Roger Qbert Reviews “Date Night” starring Steve Carell and Tina Fey

Steve Carell and Tina Fey team up to play Phil and Claire Foster in the new movie Date Night. The Fosters are a typical (“typical” for the movies anyway) married, middle-class couple. They have two children and both have successful careers (the parents that is, not the children). However, as is often the case, the rigors of daily living have relegated their marriage to the back-burner. They haven’t fallen out of love, per se, but they have fallen into a rut. In an attempt to break out of said “rut” Phil decides to treat his wife to dinner at a trendy New York City restaurant. Unable to get a table, they impersonate a couple who have skipped out on their reservations; a couple who, unbeknownst to the Fosters, are on the run from the mob. Hilarity ensues (theoretically) as they desperately attempt to extricate themselves from an inordinately unfortunate case of mistaken identity.

As I sit here staring at a blank page while trying to formulate a cogent opinion, I’m stricken by the fact that a movie such as Date Night is quite possibly the most difficult type of film to review. Neither good nor bad, the film is…pleasant. Critiquing the plot is practically pointless as it exists for the sole purpose of placing our protagonists in awkward/dangerous situations so we can laugh at their reactions. Fey and Carell, two of the sharpest (mainstream) comedians working today, do yeoman-like work in an effort to rise above the material. And occasionally, they even manage to succeed. The rest of the cast is game as well. Mark Wahlberg plays a comically shirtless mercenary-for-hire willing to help the Fosters, while James Franco and Mila Kunis play the actual reservation-skipping couple for whom the Fosters are repeatedly mistaken.

As the credits roll, we are treated to an old Hollywood standby: the outtake reel. It consists almost entirely of alternate jokes being riffed on the spot by Carell and Fey. It’s a frustrating send-off in that, almost without exception, the alternate jokes are funnier than their official counterparts. It’s almost as if the director was afraid of offending the screenwriter.

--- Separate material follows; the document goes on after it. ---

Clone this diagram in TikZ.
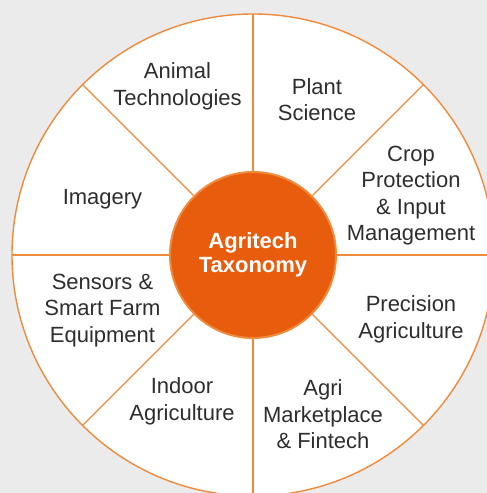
\documentclass[tikz,border=0pt]{standalone}
\usepackage{fontspec}
\setmainfont{Liberation Sans}
\usetikzlibrary{calc}
\definecolor{bg}{HTML}{EBEBEB}
\definecolor{rim}{HTML}{F08A3C}
\definecolor{hubfill}{HTML}{E85C0D}
\definecolor{txt}{HTML}{2E2E2E}
\tikzset{
  seg/.style={align=center, text=txt, font=\fontsize{22}{26.5}\selectfont, inner sep=0pt},
  spoke/.style={draw=rim, line width=1.4pt},
}
\begin{document}
\begin{tikzpicture}[x=1pt,y=-1pt]
\fill[bg] (0,0) rectangle (487,493);
\useasboundingbox (0,0) rectangle (487,493);
\clip (0,0) rectangle (487,493);
\coordinate (c) at (253,255);
\fill[white] (c) circle (241);
\draw[rim, line width=1.4pt] (c) circle (241);
\foreach \a in {0,45,...,315} {
  \coordinate (r\a) at ($(c)+(\a:241)$);
}
\node[circle, minimum size=166pt, fill=hubfill, draw=rim, line width=2pt, inner sep=0pt,
      text=white, font=\bfseries\fontsize{22}{24}\selectfont, align=center] (hub) at (c) {Agritech\\Taxonomy};
\foreach \a in {0,45,...,315} {
  \draw[spoke] (hub) -- (r\a);
}
\node[seg] (animal) at (177.5,86.5) {Animal\\Technologies};
\node[seg] (plant) at (317,99.5) {Plant\\Science};
\node[seg] (crop) at (411,195.5) {Crop\\Protection\\\& Input\\Management};
\node[seg] (imagery) at (102.5,199.5) {Imagery};
\node[seg] (sensors) at (102.5,310.5) {Sensors \&\\Smart Farm\\Equipment};
\node[seg] (precision) at (411,319.5) {Precision\\Agriculture};
\node[seg] (indoor) at (182,401.5) {Indoor\\Agriculture};
\node[seg] (agri) at (323,414.5) {Agri\\Marketplace\\\& Fintech};
\end{tikzpicture}
\end{document}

The film comfortably coasts along, largely on the charm and charisma of its two stars. And while it never quite sinks to the depths of a similarly themed film like The Out of Towners (the 1999 remake, not the delightful original), neither does it achieve the surrealistic lunacy of a movie like Martin Scorsese’s After Hours. In fact, it is probably a perfect choice precisely for people like the Fosters: a married couple on a “date night.” It chugs along at a brisk pace without ever challenging its audience, seemingly content to merely amuse. And that’s a compliment when compared with most studio comedies these days…I suppose.

On a scale of 1 to 10, with 10 being After Hours and 1 being My Boss’s Daughter, Date Night gets a 6.